Answer with nothing but a number: how many lines include the word "page"?

Dataset entries:
= = = = = = =
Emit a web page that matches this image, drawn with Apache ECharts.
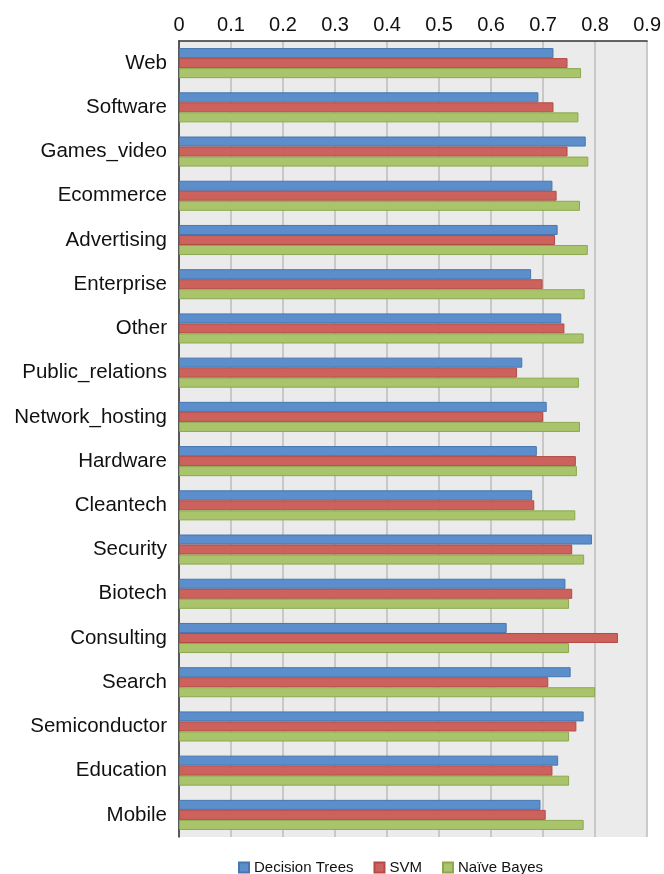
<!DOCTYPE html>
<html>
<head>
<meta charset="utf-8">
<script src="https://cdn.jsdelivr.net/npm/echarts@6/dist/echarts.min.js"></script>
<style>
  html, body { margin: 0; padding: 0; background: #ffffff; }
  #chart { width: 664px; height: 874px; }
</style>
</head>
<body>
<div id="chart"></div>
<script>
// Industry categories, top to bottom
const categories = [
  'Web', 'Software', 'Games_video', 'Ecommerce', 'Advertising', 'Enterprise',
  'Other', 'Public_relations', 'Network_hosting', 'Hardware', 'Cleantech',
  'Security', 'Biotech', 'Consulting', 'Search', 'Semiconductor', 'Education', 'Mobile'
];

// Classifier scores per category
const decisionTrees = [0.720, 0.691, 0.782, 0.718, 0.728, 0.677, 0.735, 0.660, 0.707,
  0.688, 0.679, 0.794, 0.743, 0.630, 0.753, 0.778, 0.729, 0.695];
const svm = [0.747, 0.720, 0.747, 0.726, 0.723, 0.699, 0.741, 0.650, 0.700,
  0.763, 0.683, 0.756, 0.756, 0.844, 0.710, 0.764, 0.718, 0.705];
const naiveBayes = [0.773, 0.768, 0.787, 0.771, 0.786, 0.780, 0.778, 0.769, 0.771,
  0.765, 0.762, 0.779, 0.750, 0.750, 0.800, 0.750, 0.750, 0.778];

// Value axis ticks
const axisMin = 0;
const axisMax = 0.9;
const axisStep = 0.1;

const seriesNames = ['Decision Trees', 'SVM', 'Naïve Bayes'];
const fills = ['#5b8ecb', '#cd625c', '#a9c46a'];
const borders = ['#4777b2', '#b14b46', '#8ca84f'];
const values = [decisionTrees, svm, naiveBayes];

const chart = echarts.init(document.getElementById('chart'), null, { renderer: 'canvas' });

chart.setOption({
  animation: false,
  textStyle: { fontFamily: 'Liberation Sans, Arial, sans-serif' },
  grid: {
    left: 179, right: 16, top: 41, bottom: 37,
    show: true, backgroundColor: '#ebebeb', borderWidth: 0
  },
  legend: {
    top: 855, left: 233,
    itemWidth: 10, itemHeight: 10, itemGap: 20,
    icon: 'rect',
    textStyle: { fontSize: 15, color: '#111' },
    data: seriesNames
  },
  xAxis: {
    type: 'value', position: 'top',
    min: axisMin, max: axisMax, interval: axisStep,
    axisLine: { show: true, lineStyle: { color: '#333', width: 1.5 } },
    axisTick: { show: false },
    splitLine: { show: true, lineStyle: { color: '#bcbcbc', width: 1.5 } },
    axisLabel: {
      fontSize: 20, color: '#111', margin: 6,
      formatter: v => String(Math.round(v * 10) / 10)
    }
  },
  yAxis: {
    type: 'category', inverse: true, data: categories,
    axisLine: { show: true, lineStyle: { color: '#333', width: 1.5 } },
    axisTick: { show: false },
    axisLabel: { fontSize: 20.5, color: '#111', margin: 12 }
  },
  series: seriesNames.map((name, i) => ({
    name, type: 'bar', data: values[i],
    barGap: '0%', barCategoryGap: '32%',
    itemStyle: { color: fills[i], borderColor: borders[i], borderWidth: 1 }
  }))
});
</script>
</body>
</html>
= = = = = = =
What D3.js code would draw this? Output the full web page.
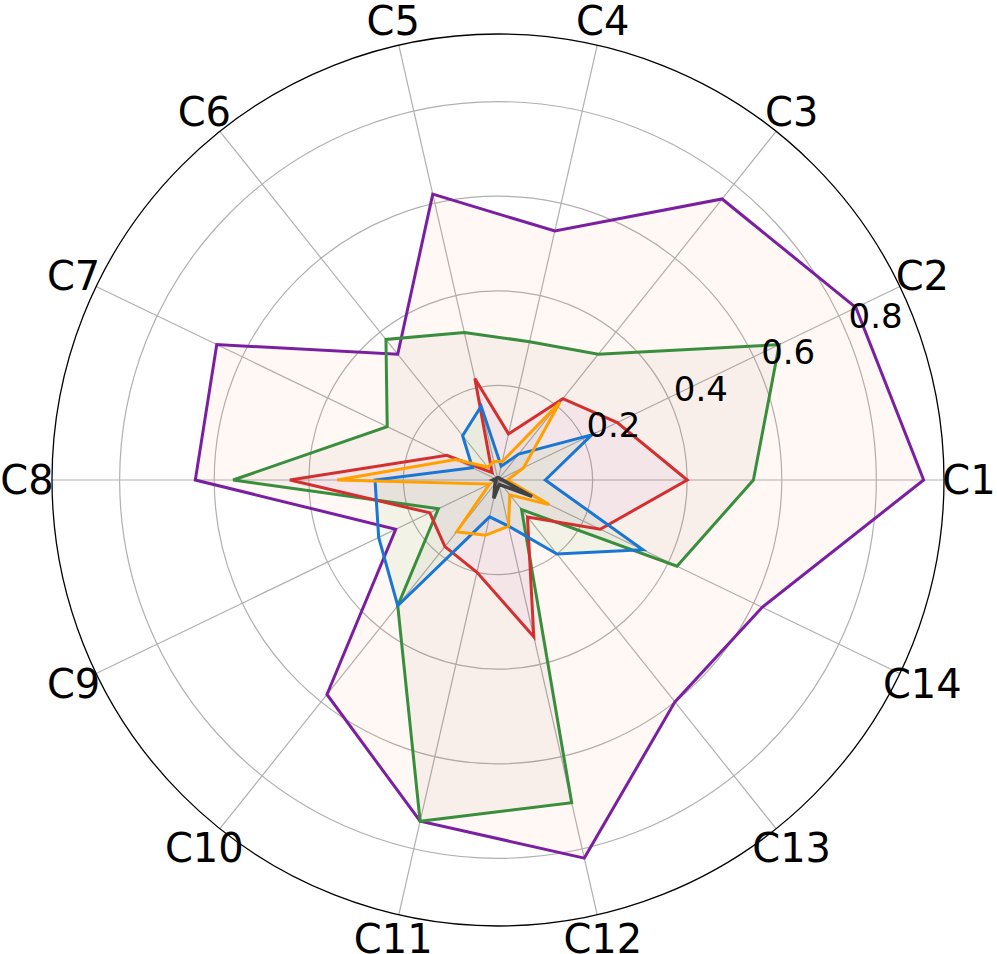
= = = = = = =
Output of the exercise: 2